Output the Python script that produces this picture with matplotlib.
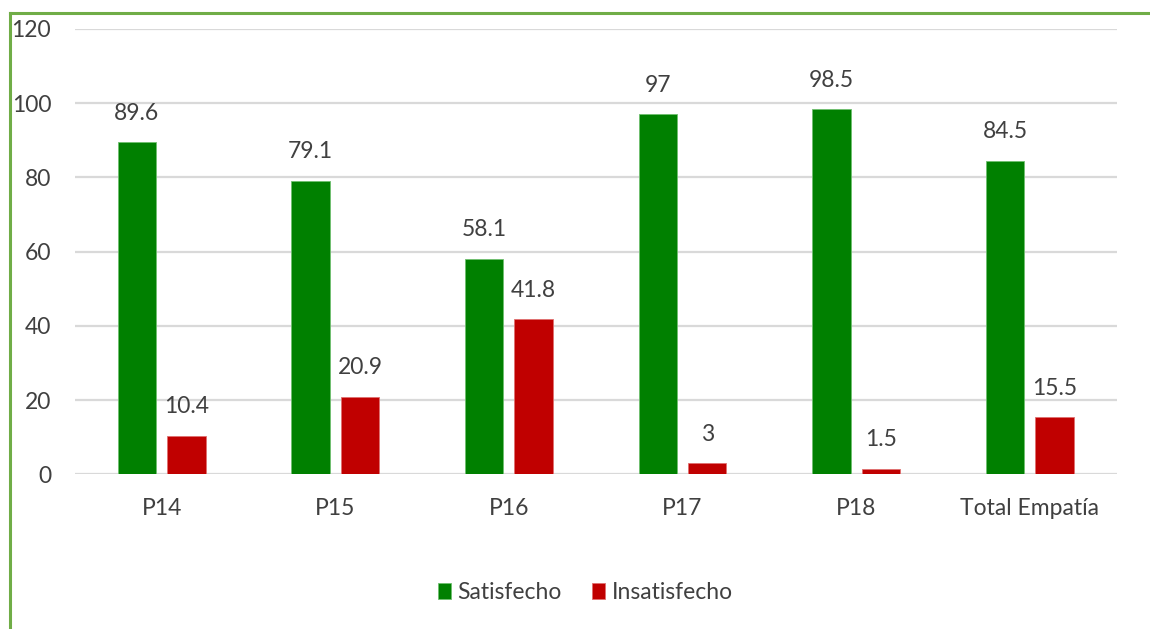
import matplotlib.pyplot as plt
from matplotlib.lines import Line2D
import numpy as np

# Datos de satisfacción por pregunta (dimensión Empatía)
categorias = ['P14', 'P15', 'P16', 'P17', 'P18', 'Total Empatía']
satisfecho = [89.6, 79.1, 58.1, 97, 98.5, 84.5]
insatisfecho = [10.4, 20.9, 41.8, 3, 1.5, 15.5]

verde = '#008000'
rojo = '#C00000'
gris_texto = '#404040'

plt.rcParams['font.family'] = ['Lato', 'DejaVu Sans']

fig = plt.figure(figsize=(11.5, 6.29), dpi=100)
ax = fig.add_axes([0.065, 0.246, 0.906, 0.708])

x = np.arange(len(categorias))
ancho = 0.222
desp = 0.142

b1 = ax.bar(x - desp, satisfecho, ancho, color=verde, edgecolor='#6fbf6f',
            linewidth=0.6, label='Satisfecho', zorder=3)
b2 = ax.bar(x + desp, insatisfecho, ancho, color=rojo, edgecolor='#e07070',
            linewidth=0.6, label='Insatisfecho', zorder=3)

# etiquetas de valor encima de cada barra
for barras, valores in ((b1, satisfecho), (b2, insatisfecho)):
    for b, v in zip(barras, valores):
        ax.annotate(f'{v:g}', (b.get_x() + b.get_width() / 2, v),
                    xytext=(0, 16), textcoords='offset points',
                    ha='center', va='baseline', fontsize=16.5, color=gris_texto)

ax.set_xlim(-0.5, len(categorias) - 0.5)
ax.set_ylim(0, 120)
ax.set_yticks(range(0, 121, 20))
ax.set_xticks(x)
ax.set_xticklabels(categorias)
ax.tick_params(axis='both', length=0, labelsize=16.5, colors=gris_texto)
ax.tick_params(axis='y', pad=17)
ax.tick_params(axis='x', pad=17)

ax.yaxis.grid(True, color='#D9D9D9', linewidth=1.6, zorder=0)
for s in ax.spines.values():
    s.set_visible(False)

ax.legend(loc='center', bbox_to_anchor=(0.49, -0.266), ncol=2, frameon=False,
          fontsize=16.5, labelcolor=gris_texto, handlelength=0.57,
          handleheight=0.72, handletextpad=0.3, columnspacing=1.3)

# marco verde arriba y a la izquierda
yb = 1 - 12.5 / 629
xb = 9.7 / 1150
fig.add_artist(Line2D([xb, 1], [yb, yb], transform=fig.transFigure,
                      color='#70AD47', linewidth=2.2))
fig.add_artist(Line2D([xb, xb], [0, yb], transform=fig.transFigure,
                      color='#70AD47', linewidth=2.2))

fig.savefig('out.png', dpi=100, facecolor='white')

---

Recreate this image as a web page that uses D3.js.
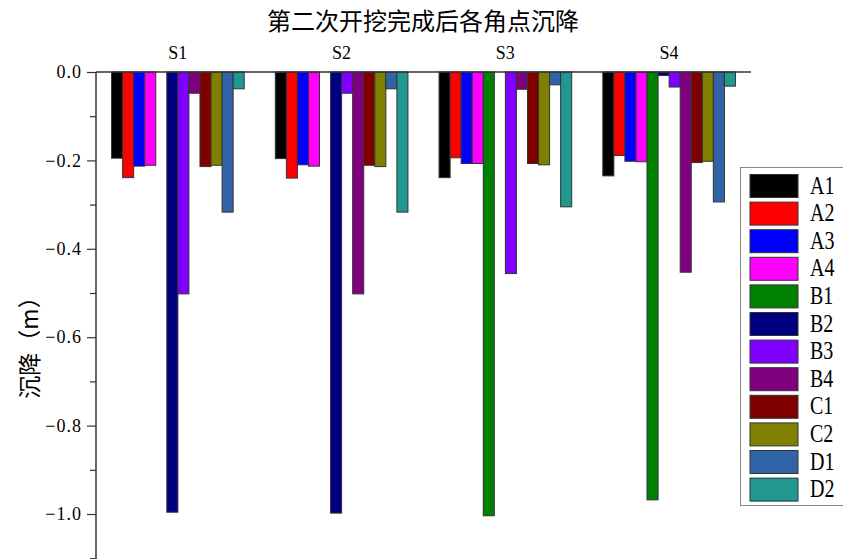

Problem statement ▸ In the listing above, find the line with "Output the Python" and the line with "linewidth=0.6, label='Insatisfecho', zorder=3)". Copy both of them and every line between, exactly, but not the pictures.

Answer to this exercise ▸
Output the Python script that produces this picture with matplotlib.
import matplotlib.pyplot as plt
from matplotlib.lines import Line2D
import numpy as np

# Datos de satisfacción por pregunta (dimensión Empatía)
categorias = ['P14', 'P15', 'P16', 'P17', 'P18', 'Total Empatía']
satisfecho = [89.6, 79.1, 58.1, 97, 98.5, 84.5]
insatisfecho = [10.4, 20.9, 41.8, 3, 1.5, 15.5]

verde = '#008000'
rojo = '#C00000'
gris_texto = '#404040'

plt.rcParams['font.family'] = ['Lato', 'DejaVu Sans']

fig = plt.figure(figsize=(11.5, 6.29), dpi=100)
ax = fig.add_axes([0.065, 0.246, 0.906, 0.708])

x = np.arange(len(categorias))
ancho = 0.222
desp = 0.142

b1 = ax.bar(x - desp, satisfecho, ancho, color=verde, edgecolor='#6fbf6f',
            linewidth=0.6, label='Satisfecho', zorder=3)
b2 = ax.bar(x + desp, insatisfecho, ancho, color=rojo, edgecolor='#e07070',
            linewidth=0.6, label='Insatisfecho', zorder=3)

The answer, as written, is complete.